PEOPLE WE MEET
I was born in the port city of Liverpool, England, in 1949. During school holidays I would walk around the 14 miles of docks that were the lifeblood of the port. Reading the destinations of the dockside cargos, from New York to Yokohama, gave me a sense of belonging in a wider world. It also fuelled a sense of adventure that led me around the world for three years as a seafarer from the age of 16. I'd already visited Australia a number of times before I settled here in Newcastle in 1969. The following year I moved to Sydney where I lived in Bondi for almost 20 years before coming to Scarborough in the late 1980s. The commute to work based in Sydney was a pain, but the pleasure of living within sight of the escarpment and being able to hear the sound of the sea more than made up for it. I spent most of my working life as a national research and industrial officer for a number of unions. This took me to all the state capitals around the country and to many regional and rural centres as well. It was a privilege being employed to negotiate better working conditions and increased wages for members across a number of industries that ranged from metal and engineering workshops in Queensland to pulp and paper production plants in Tasmania.
I've always been drawn to writing, and editing a union journal during this period whetted my appetite for more. In 1991 I co-authored a book on the politics of wage fixation and in the following year another co-authored book critiquing human resource management was published. From 2002, I spent about five years in Perth. During that time I started researching a book called Consuming Pleasures, a history of the international drug business and Australia's place in it. This was published by Fremantle Press in 2009 when I was back in Wollongong. In February my latest book, A Short History of Social Democracy, was launched in Thirroul. From the early 1990s I began collecting interviews from retired coalminers and their wives in the northern suburbs. They told me about the working conditions they endured, the battles to make the industry safer, and the crucial role played by the Miners Women's Auxiliaries. They were filed away with the idea that I'd one day use them as the basis for a book about Wollongong's radical history.

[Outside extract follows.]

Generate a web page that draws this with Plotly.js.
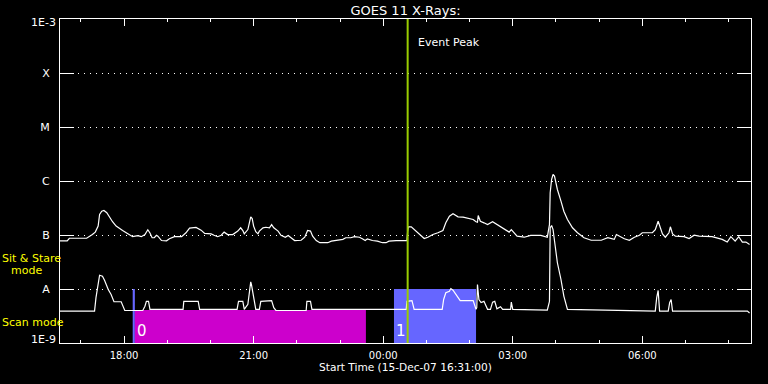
<!DOCTYPE html>
<html><head><meta charset="utf-8">
<script src="https://cdn.plot.ly/plotly-3.0.1.min.js"></script>
<style>html,body{margin:0;padding:0;background:#000;}#chart{width:768px;height:384px;}</style>
</head><body><div id="chart"></div>
<script>
// GOES 11 long channel (1-8 A), times HH:MM from 15-Dec-07 16:31 to 16-Dec-07 08:31
const longTime = ['16:31','16:41','16:44','17:08','17:16','17:20','17:24','17:26','17:29','17:32','17:36','17:40','17:44','17:49','17:54','17:58','18:03','18:08','18:12','18:19','18:24','18:29','18:33','18:36','18:39','18:42','18:45','18:47','18:52','18:59','19:03','19:10','19:20','19:26','19:31','19:40',
'19:47','19:52','20:01','20:05','20:10','20:15','20:19','20:24','20:31','20:38','20:42','20:45','20:47','20:52','20:54','20:56','20:58','21:00','21:03','21:06','21:08','21:13','21:17','21:22','21:25','21:28','21:34','21:38','21:44','21:48','21:52','21:57','22:06','22:11','22:15','22:19','22:22','22:27','22:32','22:43','22:48','22:57',
'23:04','23:08','23:15','23:20','23:27','23:31','23:35','23:38','23:45','23:52','23:59','00:04','00:08','00:18','00:33','00:34','00:35','00:39','00:46','00:53','00:57','01:02','01:09','01:16','01:23','01:27','01:32','01:37','01:44','01:51','01:58','02:05','02:09','02:11','02:12','02:15','02:20','02:25','02:32','02:36','02:43','02:50','02:55','02:58','03:02','03:06','03:16','03:25','03:39','03:48','03:51','03:52','03:54','03:56','03:58','04:02','04:07','04:11','04:16','04:23','04:30','04:39','04:49','05:03','05:12','05:21','05:24','05:30','05:35','05:42','05:49','05:56','06:00','06:14','06:18','06:22','06:24','06:28','06:32','06:37','06:39','06:42','06:46','06:58','07:05','07:12','07:19','07:37','07:51','07:58','08:03','08:09','08:14','08:19','08:24','08:29'];
const longFlux = [7.8e-8,7.8e-8,8.7e-8,8.7e-8,1.02e-7,1.13e-7,1.46e-7,2.40e-7,2.76e-7,2.84e-7,2.58e-7,2.08e-7,1.76e-7,1.46e-7,1.30e-7,1.21e-7,1.10e-7,9.9e-8,9.3e-8,9.7e-8,9.3e-8,1.02e-7,1.25e-7,1.09e-7,8.9e-8,8.9e-8,9.9e-8,9.5e-8,7.9e-8,7.8e-8,8.5e-8,9.3e-8,9.3e-8,1.10e-7,1.34e-7,1.38e-7,
1.23e-7,1.07e-7,1.05e-7,9.9e-8,9.3e-8,9.9e-8,1.13e-7,1.02e-7,1.02e-7,1.18e-7,1.36e-7,1.21e-7,1.05e-7,1.26e-7,1.68e-7,2.17e-7,2.02e-7,1.46e-7,1.15e-7,1.05e-7,1.18e-7,1.36e-7,1.39e-7,1.36e-7,1.56e-7,1.36e-7,1.18e-7,9.9e-8,9.1e-8,9.8e-8,8.9e-8,7.9e-8,8.0e-8,9.1e-8,1.21e-7,1.18e-7,9.5e-8,7.9e-8,7.2e-8,7.2e-8,7.7e-8,8.0e-8,
8.3e-8,8.9e-8,8.9e-8,9.3e-8,9.1e-8,8.5e-8,7.9e-8,8.5e-8,7.9e-8,7.7e-8,7.2e-8,7.2e-8,7.7e-8,7.9e-8,7.9e-8,1.18e-7,1.42e-7,1.42e-7,1.15e-7,9.5e-8,8.6e-8,9.1e-8,1.02e-7,1.10e-7,1.21e-7,1.68e-7,2.23e-7,2.47e-7,2.17e-7,2.14e-7,2.02e-7,1.94e-7,1.76e-7,1.73e-7,2.30e-7,1.80e-7,1.68e-7,1.56e-7,1.76e-7,1.63e-7,1.46e-7,1.26e-7,1.13e-7,1.26e-7,1.07e-7,9.5e-8,9.1e-8,9.8e-8,9.8e-8,9.1e-8,1.56e-7,6.05e-7,1.07e-6,1.32e-6,1.23e-6,6.96e-7,4.23e-7,2.76e-7,1.94e-7,1.36e-7,1.10e-7,8.9e-8,8.0e-8,8.0e-8,8.9e-8,8.3e-8,1.02e-7,9.3e-8,8.5e-8,8.0e-8,9.1e-8,9.9e-8,1.10e-7,1.10e-7,1.26e-7,1.80e-7,1.46e-7,1.05e-7,9.1e-8,1.10e-7,1.42e-7,1.05e-7,9.5e-8,9.3e-8,8.6e-8,9.9e-8,9.5e-8,9.3e-8,8.3e-8,7.4e-8,9.3e-8,7.7e-8,9.3e-8,7.4e-8,7.4e-8,6.7e-8];

// GOES 11 short channel (0.5-4 A)
const shortTime = ['16:31','17:19','17:21','17:26','17:30','17:33','17:38','17:42','17:46','17:56','18:01','18:26','18:29','18:31','18:34','18:36','19:22','19:23','19:43','19:45','20:37','20:39','20:45','20:47','20:52','20:54','20:56','20:57','20:59','21:01','21:03','21:08','21:10','21:25','21:28','21:31','22:13','22:14','22:19','22:21','00:32','00:33','00:40','00:43','01:22','01:24','01:27','01:32','01:34','01:37','01:41','01:47','02:05','02:07','02:09','02:10','02:11','02:13','02:16','02:20','02:25','02:29','02:32','02:35','02:38','02:43','02:46','02:57','02:58','03:00','03:48','03:51','03:52','03:54','03:56','03:59','04:02','04:07','04:11','04:16','05:20','06:18','06:20','06:22','06:24','06:36','06:38','06:40','06:42','08:26','08:29'];
const shortFlux = [3.9e-9,3.9e-9,6.9e-9,1.80e-8,1.73e-8,1.44e-8,9.8e-9,7.9e-9,5.8e-9,5.8e-9,4.0e-9,4.0e-9,4.8e-9,5.9e-9,5.9e-9,4.2e-9,4.2e-9,5.9e-9,5.9e-9,4.2e-9,4.2e-9,5.9e-9,5.9e-9,4.2e-9,5.2e-9,9.8e-9,1.36e-8,1.21e-8,7.9e-9,5.9e-9,4.2e-9,4.2e-9,5.9e-9,6.1e-9,4.5e-9,4.0e-9,4.0e-9,5.9e-9,5.9e-9,4.2e-9,4.2e-9,5.9e-9,6.1e-9,4.2e-9,4.2e-9,6.4e-9,8.5e-9,9.1e-9,1.02e-8,9.5e-9,7.9e-9,6.1e-9,6.1e-9,5.2e-9,4.2e-9,4.5e-9,1.21e-8,6.4e-9,5.6e-9,5.9e-9,4.2e-9,4.2e-9,5.7e-9,5.9e-9,4.3e-9,4.7e-9,4.2e-9,4.2e-9,5.7e-9,4.2e-9,4.05e-9,5.9e-9,1.36e-7,1.50e-7,1.26e-7,6.2e-8,3.06e-8,1.50e-8,7.4e-9,4.2e-9,4.0e-9,3.9e-9,6.9e-9,9.4e-9,3.9e-9,3.9e-9,5.6e-9,6.4e-9,3.9e-9,3.9e-9,3.6e-9];

// Observing mode intervals (Sit & Stare bar, Scan mode 0, Sit & Stare 1)
const modeStart = ['18:12','18:15','00:15'];
const modeEnd   = ['18:15','23:36','02:09'];
const modeTop   = [1e-8, 4.1e-9, 1e-8];
const modeLabel = ['', '0', '1'];
const eventPeak = '00:34';

const rangeStart = '16:31', rangeEnd = '08:31', firstMajorTick = '18:00';
const yTickVals = [1e-9,1e-8,1e-7,1e-6,1e-5,1e-4,1e-3];
const yTickText = ['1E-9','A','B','C','M','X','1E-3'];
const titleText = 'GOES 11 X-Rays:';
const xTitleText = 'Start Time (15-Dec-07 16:31:00)';

function toDate(hm){ const h = parseInt(hm.slice(0,2),10); return (h >= 12 ? '2007-12-15 ' : '2007-12-16 ') + hm; }

const FONT = 'DejaVu Sans';
const modeColors = ['#6666ff', '#cc00cc', '#6666ff'];
const traces = [];
modeStart.forEach((s,i)=>{
  const a = toDate(s), b = toDate(modeEnd[i]);
  traces.push({x:[a,b,b,a,a], y:[1e-9,1e-9,modeTop[i],modeTop[i],1e-9], type:'scatter', mode:'lines',
    fill:'toself', fillcolor:modeColors[i], line:{width:0, color:modeColors[i]}, hoverinfo:'skip', showlegend:false});
});
traces.push({x:longTime.map(toDate), y:longFlux, type:'scatter', mode:'lines', line:{color:'#ffffff', width:1.2}, showlegend:false});
traces.push({x:shortTime.map(toDate), y:shortFlux, type:'scatter', mode:'lines', line:{color:'#ffffff', width:1.2}, showlegend:false});
traces.push({x:[toDate(eventPeak), toDate(eventPeak)], y:[yTickVals[0], yTickVals[yTickVals.length-1]], type:'scatter', mode:'lines', line:{color:'#99cc00', width:2}, showlegend:false});

// decade labels at the box edges are drawn as annotations so they sit inside the box like the original
const edgeIdx = [0, yTickText.length-1];
const annotations = [
  {text:yTickText[0], x:-0.0045, xref:'paper', xanchor:'right', y:0.011, yref:'paper', yanchor:'middle', showarrow:false, borderpad:0, font:{family:FONT, size:11, color:'#ffffff'}},
  {text:yTickText[yTickText.length-1], x:-0.0045, xref:'paper', xanchor:'right', y:0.988, yref:'paper', yanchor:'middle', showarrow:false, borderpad:0, font:{family:FONT, size:11, color:'#ffffff'}},
  {text:'Event Peak', x:toDate(eventPeak), xref:'x', xanchor:'left', xshift:9, y:0.926, yref:'paper', yanchor:'middle', showarrow:false, borderpad:0, font:{family:FONT, size:11, color:'#ffffff'}},
  {text:'Sit & Stare', x:-0.0852, xref:'paper', xanchor:'left', y:0.262, yref:'paper', yanchor:'middle', showarrow:false, borderpad:0, font:{family:FONT, size:11, color:'#ffff00'}},
  {text:'mode', x:-0.0723, xref:'paper', xanchor:'left', y:0.2234, yref:'paper', yanchor:'middle', showarrow:false, borderpad:0, font:{family:FONT, size:11, color:'#ffff00'}},
  {text:'Scan mode', x:-0.0852, xref:'paper', xanchor:'left', y:0.0647, yref:'paper', yanchor:'middle', showarrow:false, borderpad:0, font:{family:FONT, size:11, color:'#ffff00'}}
];
modeLabel.forEach((t,i)=>{ if(t) annotations.push({text:t, x:toDate(modeStart[i]), xref:'x', xanchor:'left', xshift:1, y:0.036, yref:'paper', yanchor:'middle', showarrow:false, borderpad:0, font:{family:FONT, size:15, color:'#ffffff'}}); });

const layout = {
  width:768, height:384,
  margin:{l:60, r:17, t:19, b:41, pad:0},
  paper_bgcolor:'#000000', plot_bgcolor:'#000000',
  font:{family:FONT, color:'#ffffff'},
  showlegend:false, hovermode:false,
  title:{text:titleText, font:{family:FONT, size:13, color:'#ffffff'}, x:0.5, xref:'paper', xanchor:'center', y:0.974, yref:'container', yanchor:'middle'},
  xaxis:{type:'date', range:[toDate(rangeStart), toDate(rangeEnd)], showgrid:false, zeroline:false,
    showline:true, linecolor:'#ffffff', linewidth:1, mirror:'ticks',
    ticks:'inside', ticklen:7, tickwidth:1, tickcolor:'#ffffff',
    tick0:toDate(firstMajorTick), dtick:3*3600000, tickformat:'%H:%M', ticklabelstandoff:3,
    tickfont:{family:FONT, size:10, color:'#ffffff'},
    minor:{dtick:3600000, ticks:'inside', ticklen:3, tickwidth:1, tickcolor:'#ffffff', showgrid:false},
    title:{text:xTitleText, font:{family:FONT, size:10.6, color:'#ffffff'}, standoff:3}},
  yaxis:{type:'log', range:[Math.log10(yTickVals[0]), Math.log10(yTickVals[yTickVals.length-1])],
    tickmode:'array', tickvals:yTickVals,
    ticktext:yTickText.map((t,i)=> edgeIdx.includes(i) ? '' : t+'\u00a0\u00a0'),
    showline:true, linecolor:'#ffffff', linewidth:1, mirror:'ticks',
    ticks:'inside', ticklen:14, tickwidth:1, tickcolor:'#ffffff',
    showgrid:true, gridcolor:'#ffffff', gridwidth:1, griddash:'1px,5px', zeroline:false,
    tickfont:{family:FONT, size:11, color:'#ffffff'}},
  annotations:annotations
};
Plotly.newPlot('chart', traces, layout, {staticPlot:true, displayModeBar:false});
</script>
</body></html>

About four years ago I began writing articles for a national weekly newspaper called Green Left Weekly. The editor was Melanie Barnes from Port Kembla who was also hosting a weekly current affairs program online at Green Left TV. This prompted the idea that the proposed book on the region's radical history might be better accessible if it was instead a documentary film. So I turned the notes into a film script and Melanie Barnes and I started work as co-directors of a film that we called Radical Wollongong. With the support of a team of filmmakers from Art Resistance in Sydney, the film premiered in front of a big crowd at the Gala Cinemas in Warrawong in May last year. It was then shown around the country and in Malaysia and Indonesia. It got a great reception and in December last year we were informed by the Canadian Labour International Film Festival that Radical Wollongong was named Best in Festival and also awarded the other festival prize named in honour of the labour activist Miguel Cifuentes. A few weeks ago we were notified by the Filmmaker World Festival in Indonesia that we had won a Platinum Award for the film.
The one constant theme that came through from people who attended the various showings of the film was that one particular segment we featured, the Jobs for Women campaign at the steelworks from 1980 to 1994, should be made into a full-length film. So late last year, the crew who made Radical Wollongong teamed up with some of the women who were instrumental in the campaign to form the Jobs for Women Producers Group committed to making a feature film of the fight for jobs for women at the steelworks. Renewed interest in the campaign has led to Carla Gorton, who wrote an honours thesis on the campaign, and Pat Brewer who was involved in it from the start, writing a book about it called Women of Steel, which will be published in May. The film project and book launch will be held on May 9 at the Excelsior Hall in Thirroul Community Centre from 3pm.